What is your background? Describe your journey from first deciding you wanted to be an architect to now?
From the first time I drew a floorplan in 8th grade drafting, I was hooked. From that point on, I never really considered another career choice. Cal Poly SLO gave me a great foundation, and my love of learning has propelled me through the last 42 years.
What firm are you currently with and how long have you been there?
I am a founding principal of Infusion Architects in Loveland. We started in 2014 and are currently an eight-person firm.
What have been some of your favorite/proudest projects to work on?
I have thoroughly enjoyed the historic rehabilitation of the Tabor Grand Hotel in Leadville and the design of several custom homes in California and Colorado, but my current work as practice manager for our firm is the most satisfying work I have done.
What have been some of the biggest challenges in your career and how did you overcome them?
During my first week in my first job after graduation from Cal Poly in 1976, I was given surveys of four severe hillside lots and the assignment of designing homes for them. When it became clear to me that my architect boss expected me to also do the structural design, my response was to review my textbooks and jump into it. Only months later did my boss confess that he had mistaken me for a job applicant with a structural background when I was hired. The houses are still standing!

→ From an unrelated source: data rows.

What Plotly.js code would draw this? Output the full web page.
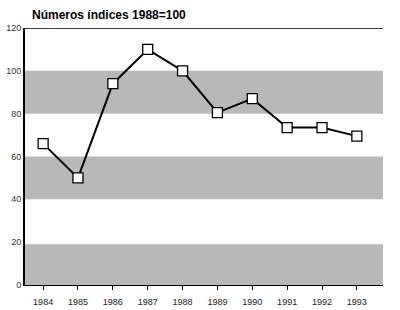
<!DOCTYPE html>
<html><head><meta charset="utf-8">
<script src="https://cdn.plot.ly/plotly-3.0.1.min.js"></script>
<style>body{margin:0;background:#fff}#c{width:400px;height:310px}</style>
</head><body><div id="c"></div>
<script>
const years = [1984,1985,1986,1987,1988,1989,1990,1991,1992,1993];
const indexValues = [66,50,94,110,100,80.5,87,73.5,73.5,69.5];
const bandRanges = [[80,100],[40,60],[0,19]];
const yTicks = [0,20,40,60,80,100,120];

const shapes = bandRanges.map(b => ({type:'rect', xref:'paper', yref:'y', x0:0, x1:1, y0:b[0], y1:b[1], fillcolor:'#b8b8b8', line:{width:0}, layer:'below'}));
shapes.push({type:'line', xref:'paper', yref:'y', x0:0, x1:1, y0:120, y1:120, line:{color:'#000', width:1.5}});

Plotly.newPlot('c', [{
  x: years, y: indexValues, mode:'lines+markers', type:'scatter',
  line:{color:'#000', width:2},
  marker:{symbol:'square', size:10, color:'#fff', line:{color:'#000', width:1.3}}
}], {
  width:400, height:310,
  margin:{l:25, r:17, t:28, b:25},
  paper_bgcolor:'#fff', plot_bgcolor:'#fff',
  showlegend:false,
  title:{text:'<b>Números índices 1988=100</b>', x:32/400, xanchor:'left', y:1-15/310, yref:'container', yanchor:'middle', font:{family:'Liberation Sans, Arial', size:12, color:'#000'}},
  xaxis:{range:[1983.48,1993.75], tickvals:years, ticktext:years.map(String), showgrid:false, zeroline:false, showline:true, linecolor:'#000', linewidth:1, ticks:'outside', ticklen:4, tickcolor:'#000', ticklabelstandoff:4, tickfont:{family:'Liberation Sans, Arial', size:9, color:'#222'}, fixedrange:true},
  yaxis:{range:[0,120], tickvals:yTicks, showgrid:false, zeroline:false, showline:true, linecolor:'#000', linewidth:2, ticks:'', tickfont:{family:'Liberation Sans, Arial', size:9, color:'#333'}, fixedrange:true},
  shapes: shapes
}, {staticPlot:true});
</script></body></html>
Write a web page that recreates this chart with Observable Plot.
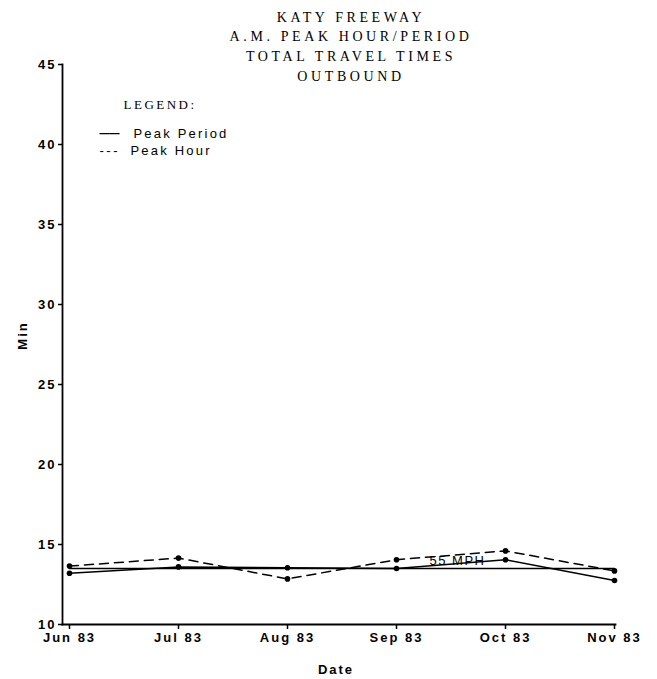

After being laid off, a colleague and I decided to start our own firm during a slow economy. At the age of thirty, I was not prepared for all of the responsibilities of managing a practice. I did a lot of homework, worked the typical long hours, and I learned a tremendous amount from the experience.
What advice do you have for an emerging professional?
Read. Watch. Listen. Practice. Self-designed, constant continuing education is a great way to improve competence and build confidence. Don’t be afraid to try new things, and don’t let learning opportunities go by. Fear of failure is the most crippling thing. Know that you can succeed, even if it means learning from multiple failures along the way.
Why did you choose to get involved with AIA Colorado as a member, volunteer and now board member?
I wanted to feel I was a part of the profession, beyond the daily interactions with coworkers. One of my first employers was very proud of his AIA membership and became president of the AIA Los Angeles chapter. He was a great influence and role model, and I joined AIA the year after I was first licensed. I attended an awards banquet in Boulder one year, met many of the members, and saw for the first time how I might make a contribution.
What part of the 2019 workplan are you most excited about?
I am most excited by the opportunities to mentor emerging professionals and interact with colleagues in other firms in Northern Colorado.
What do you think are the largest opportunities for architects in Colorado right now?
While the construction market is always vulnerable to national and world economic shifts, I believe that Colorado presents many opportunities for architects in the areas of health care, assisted living and affordable housing, as these are needs that will not go away with any possible recession. Beyond practice, I hope more architects will become activists and leaders in areas of environmental protection, transportation and sustainable communities.
What are the largest challenges for architects in Colorado right now?
I see the trend toward firm consolidation as a real challenge to architects who wish to maintain a smaller firm size and remain competitive. I also see unresolved issues in construction defects laws as an economic and liability challenge, especially for small firms.
Where do you see the profession going in the future?
I expect that the U.S. construction industry will eventually catch up to other countries in pursuing prefabrication and alternate building systems and materials. Architects must educate and prepare themselves to not only take part in this evolution but to lead it. Design-build will almost certainly become a more and more popular project delivery method, and I hope architects will find more ways to lead in that approach. Sustainable design will become the norm, as codes and other standards continue to raise the bar.
What do you like to do outside of work and service?
I love travel and have spent many great weeks driving through Europe, off the beaten path. Now, along with our amazing dog Indy, we have begun to take more road trips throughout the U.S. and Canada this year. Genealogy has become a bit of an addiction for me in recent years. If there is any time left over, I enjoy my attempts at oil painting.
Anything else you’d like to add?
My career, so far, has been filled with variety, challenges and amazing people. I thank my business partners and coworkers for making my very gradual transition in the general direction of retirement a pleasant, rewarding and productive one.